The pressures on bonds, especially eurozone debt, are related to changes in expectations, regarding both the policy of the European Central Bank and the containment of concerns that a few months ago had led to investors resorting to state debt: In the last few weeks, fears of a trade war between the US and China and about a British exit from the European Union without a prior agreement between them have been significantly reduced, thereby containing concerns about a recession in the global economy.
However, the most important factor for the change in the mood on bond markets has been the sinking of expectations that the ECB would proceed with measures to further ease its monetary policy; it appears that the eurozone’s central bank is running out of weaponry to support growth, and it will be up to governments and fiscal policies to pick up where the ECB left off.
This shift in the international climate combined with the decision by two global firms (UBS and Societe Generale) to issue sell recommendations on Greek securities have certainly increased the inclination toward liquidation in the Greek market, with many investors apparently considering the fact that Greece could borrow at a much cheaper rate than Italy excessive. Furthermore, the low liquidity and the small size of the Greek market makes the country’s bonds vulnerable to international developments and susceptible to strong ups and downs.
Even so, analysts appear optimistic that Greek bonds will soon start outperforming again. Sebastien Galy, a senior macro analyst at Nordea Asset Management, tells Kathimerini that Greek bonds are likely coming under pressure because stress tests by asset managers, hedge funds and banks are exploiting the historically negative relationship between Greek bonds’ yields and risk.
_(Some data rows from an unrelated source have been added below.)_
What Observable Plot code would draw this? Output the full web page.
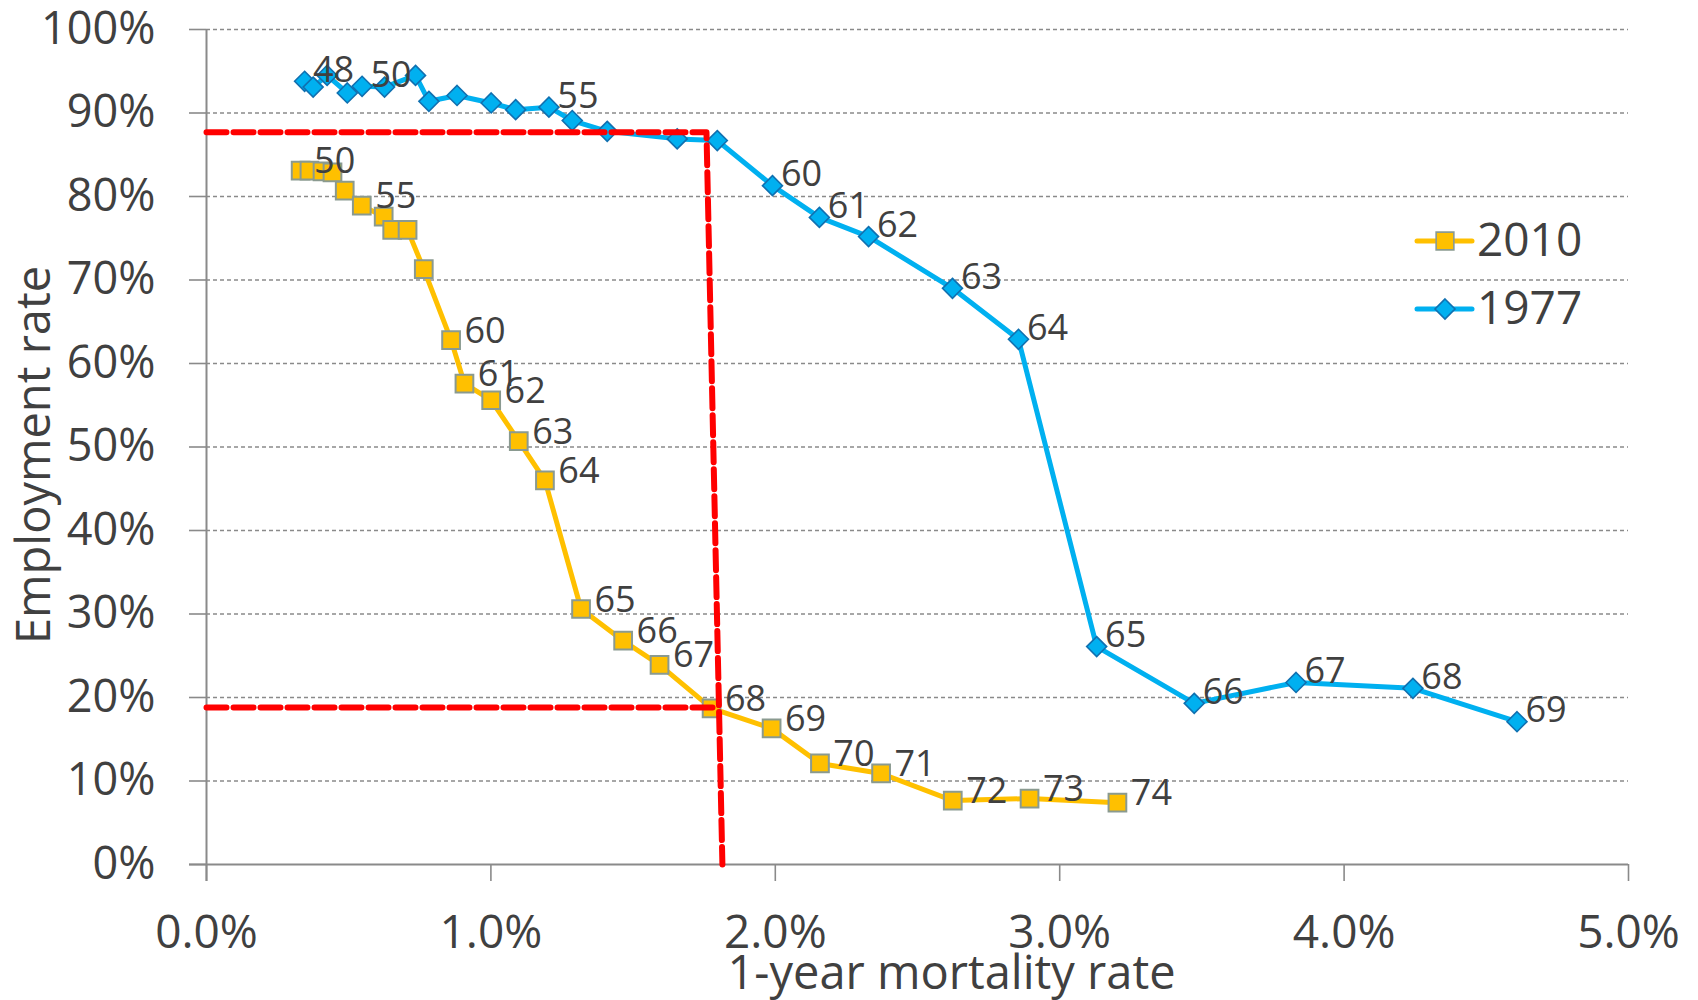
<!DOCTYPE html>
<html>
<head>
<meta charset="utf-8">
<script src="https://cdn.jsdelivr.net/npm/d3@7"></script>
<script src="https://cdn.jsdelivr.net/npm/@observablehq/plot@0.6"></script>
<style>
  html, body { margin: 0; padding: 0; background: #ffffff; }
  #wrap { position: relative; width: 1698px; height: 1000px; font-family: "Open Sans", sans-serif; }
  #legend { position: absolute; left: 0; top: 0; pointer-events: none; }
</style>
</head>
<body>
<div id="wrap"></div>
<script>
// ---- Data ----
// 2010 series: 1-year mortality rate (%) and employment rate (%)
const x2010 = [0.331, 0.362, 0.408, 0.443, 0.486, 0.546, 0.623, 0.653, 0.707, 0.764, 0.860, 0.907, 1.001, 1.098, 1.190, 1.317, 1.465, 1.593, 1.776, 1.987, 2.157, 2.372, 2.624, 2.894, 3.203];
const y2010 = [83.1, 83.1, 83.0, 82.9, 80.7, 78.9, 77.6, 76.0, 76.0, 71.3, 62.8, 57.6, 55.6, 50.7, 46.0, 30.6, 26.8, 23.9, 18.7, 16.3, 12.1, 10.9, 7.65, 7.9, 7.4];
const labels2010 = ["50", "", "", "", "", "55", "", "", "", "", "60", "61", "62", "63", "64", "65", "66", "67", "68", "69", "70", "71", "72", "73", "74"];

// 1977 series
const x1977 = [0.345, 0.375, 0.424, 0.495, 0.547, 0.626, 0.735, 0.782, 0.881, 1.001, 1.087, 1.204, 1.286, 1.409, 1.655, 1.796, 1.990, 2.155, 2.328, 2.623, 2.855, 3.130, 3.473, 3.831, 4.242, 4.608];
const y1977 = [93.8, 93.1, 94.5, 92.4, 93.2, 93.1, 94.5, 91.4, 92.1, 91.2, 90.4, 90.7, 89.1, 87.8, 86.9, 86.7, 81.3, 77.5, 75.2, 69.0, 62.9, 26.1, 19.3, 21.8, 21.1, 17.1];
const labels1977 = ["48", "", "", "", "50", "", "", "", "", "", "", "55", "", "", "", "", "60", "61", "62", "63", "64", "65", "66", "67", "68", "69"];

// Red dashed reference lines (mortality %, employment %)
const refUpperX = [0, 1.758, 1.814];
const refUpperY = [87.7, 87.7, 0];
const refLowerX = [0, 1.797];
const refLowerY = [18.8, 18.8];

// Ticks
const xTicks = [0, 1, 2, 3, 4, 5];
const yTicks = [0, 10, 20, 30, 40, 50, 60, 70, 80, 90, 100];

const seriesNames = ["2010", "1977"];
const xTitle = "1-year mortality rate";
const yTitle = "Employment rate";

// ---- Build tables ----
const d2010 = x2010.map((x, i) => ({x, y: y2010[i], label: labels2010[i]}));
const d1977 = x1977.map((x, i) => ({x, y: y1977[i], label: labels1977[i]}));
const refUpper = refUpperX.map((x, i) => ({x, y: refUpperY[i]}));
const refLower = refLowerX.map((x, i) => ({x, y: refLowerY[i]}));

const GOLD = "#ffc000", BLUE = "#00b0f0", GRAY = "#8a8a8a", TEXT = "#404040";

const chart = Plot.plot({
  width: 1698,
  height: 1000,
  marginLeft: 206,
  marginRight: 70,
  marginTop: 29,
  marginBottom: 136,
  x: {domain: [0, 5]},
  y: {domain: [0, 100]},
  style: {fontFamily: "'Open Sans', sans-serif", background: "#ffffff", color: TEXT, overflow: "visible"},
  marks: [
    Plot.gridY(yTicks.filter(d => d > 0), {stroke: GRAY, strokeOpacity: 1, strokeWidth: 1.6, strokeDasharray: "4,3"}),
    Plot.axisY(yTicks, {tickSize: 17, tickPadding: 34, fontSize: 45, tickFormat: d => d + "%", stroke: GRAY, strokeWidth: 1.6, fill: TEXT, label: null}),
    Plot.axisX(xTicks, {tickSize: 17, tickPadding: 34, fontSize: 46, tickFormat: d => d.toFixed(1) + "%", stroke: GRAY, strokeWidth: 1.6, fill: TEXT, label: null}),
    Plot.ruleX([0], {stroke: GRAY, strokeWidth: 2, insetBottom: -17}),
    Plot.ruleY([0], {stroke: GRAY, strokeWidth: 2, insetLeft: -17}),
    Plot.line(d2010, {x: "x", y: "y", stroke: GOLD, strokeWidth: 5, strokeLinejoin: "round"}),
    Plot.dot(d2010, {x: "x", y: "y", symbol: "square", r: 10, fill: GOLD, stroke: "#8a9a90", strokeWidth: 2}),
    Plot.line(d1977, {x: "x", y: "y", stroke: BLUE, strokeWidth: 5, strokeLinejoin: "round"}),
    Plot.dot(d1977, {x: "x", y: "y", symbol: "diamond2", r: 9, fill: BLUE, stroke: "#1070b0", strokeWidth: 1.6}),
    Plot.text(d2010.filter(d => d.label), {x: "x", y: "y", text: "label", dx: 34, dy: -9, fontSize: 36, fill: TEXT}),
    Plot.text(d1977.filter(d => d.label), {x: "x", y: "y", text: "label", dx: 29, dy: -11, fontSize: 36, fill: TEXT}),
    Plot.line(refUpper, {x: "x", y: "y", stroke: "#ff0000", strokeWidth: 6, strokeDasharray: "20,7"}),
    Plot.line(refLower, {x: "x", y: "y", stroke: "#ff0000", strokeWidth: 6, strokeDasharray: "20,7"}),
    Plot.text([yTitle], {frameAnchor: "left", textAnchor: "middle", lineAnchor: "middle", rotate: -90, dx: -172, dy: 8, fontSize: 47, fill: TEXT}),
    Plot.text([xTitle], {frameAnchor: "bottom", textAnchor: "middle", lineAnchor: "middle", dx: 34, dy: 109, fontSize: 47, fill: TEXT})
  ]
});

const wrap = document.getElementById("wrap");
wrap.appendChild(chart);

// ---- Legend (overlay) ----
const leg = d3.select(wrap).append("svg")
  .attr("id", "legend")
  .attr("width", 1698).attr("height", 1000);
const legendItems = [
  {name: seriesNames[0], color: GOLD, symbol: d3.symbolSquare, size: 314, stroke: "#8a9a90", cy: 241},
  {name: seriesNames[1], color: BLUE, symbol: d3.symbolDiamond2, size: 255, stroke: "#1070b0", cy: 309}
];
legendItems.forEach(it => {
  const g = leg.append("g");
  g.append("line").attr("x1", 1417).attr("x2", 1472).attr("y1", it.cy).attr("y2", it.cy)
    .attr("stroke", it.color).attr("stroke-width", 5).attr("stroke-linecap", "round");
  g.append("path").attr("d", d3.symbol(it.symbol, it.size)())
    .attr("transform", `translate(1445,${it.cy})`)
    .attr("fill", it.color).attr("stroke", it.stroke).attr("stroke-width", 1.6);
  g.append("text").attr("x", 1477).attr("y", it.cy + 15)
    .attr("font-family", "'Open Sans', sans-serif").attr("font-size", 46).attr("fill", TEXT)
    .text(it.name);
});
</script>
</body>
</html>
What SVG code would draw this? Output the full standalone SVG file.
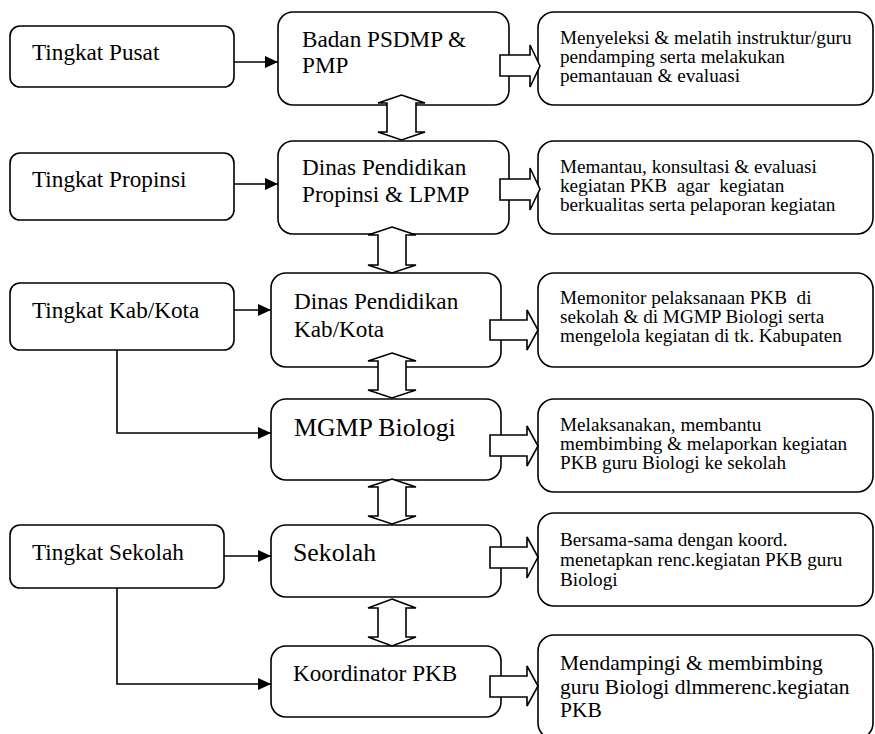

“We do not expect this to continue past [this] week as risk stabilized. What we then expect is that the search for yields will continue again and Greek bonds yields will then be compressed lower. Much of our trading is done systematically and hence relies on the past, but once an opportunity is present, macroeconomic traders can then take advantage of it,” says Galy.
Jens Peter Sorensen, chief bond market analyst at Danske Bank, tells Kathimerini that there is a “very simple explanation” for the recent Greek bond sales: “We are getting close to year-end as most investors have begun to close positions and do not take new positions – hence the spreads typically widen” toward the end of the fourth quarter. “We have seen the same in Italy, in Spain and in Portugal as well. But when we get into January, then spreads begin to tighten again. So this widening is only expected to be a short-term phenomenon and demand will pick up in January,” he argues.
Bank of America appears even more optimistic about the course of Greek bonds in the future, and this is related to the government policies that are promoting reforms and assisting the recovery of the country’s credit sector. It argues that the performance of Greek government bonds “has been extraordinary this year” and we may well have not yet seen the end of it.
“We see scope for the momentum to extend in the front end of the Greek bond curve, supported by three factors: The first is the continued search for yield, with Greek government bonds benefiting from increased liquidity in that context; the second is that the reform momentum [in Greece] is picking up, and along with its acknowledgement from rating agencies, and the third is the increased chances that Greece recovers a buyer of last resort, namely its banking sector,” according to the statement by the Bank of America.
The prospects of Greek banks are also generating optimism, according to Euroxx Securities. The Greek company says in a report that the targets set for the reduction of nonperforming loans may be difficult but they are attainable, and discerns a growth margin for their stock prices of between 18 and 35 percent. Euroxx also anticipates further issues of Tier II securities by Greek banks aimed at strengthening their capital positions and has upgraded its estimates on the lenders’ profits for 2019 by 17 percent, mainly thanks to the banks’ profits from Greek bonds.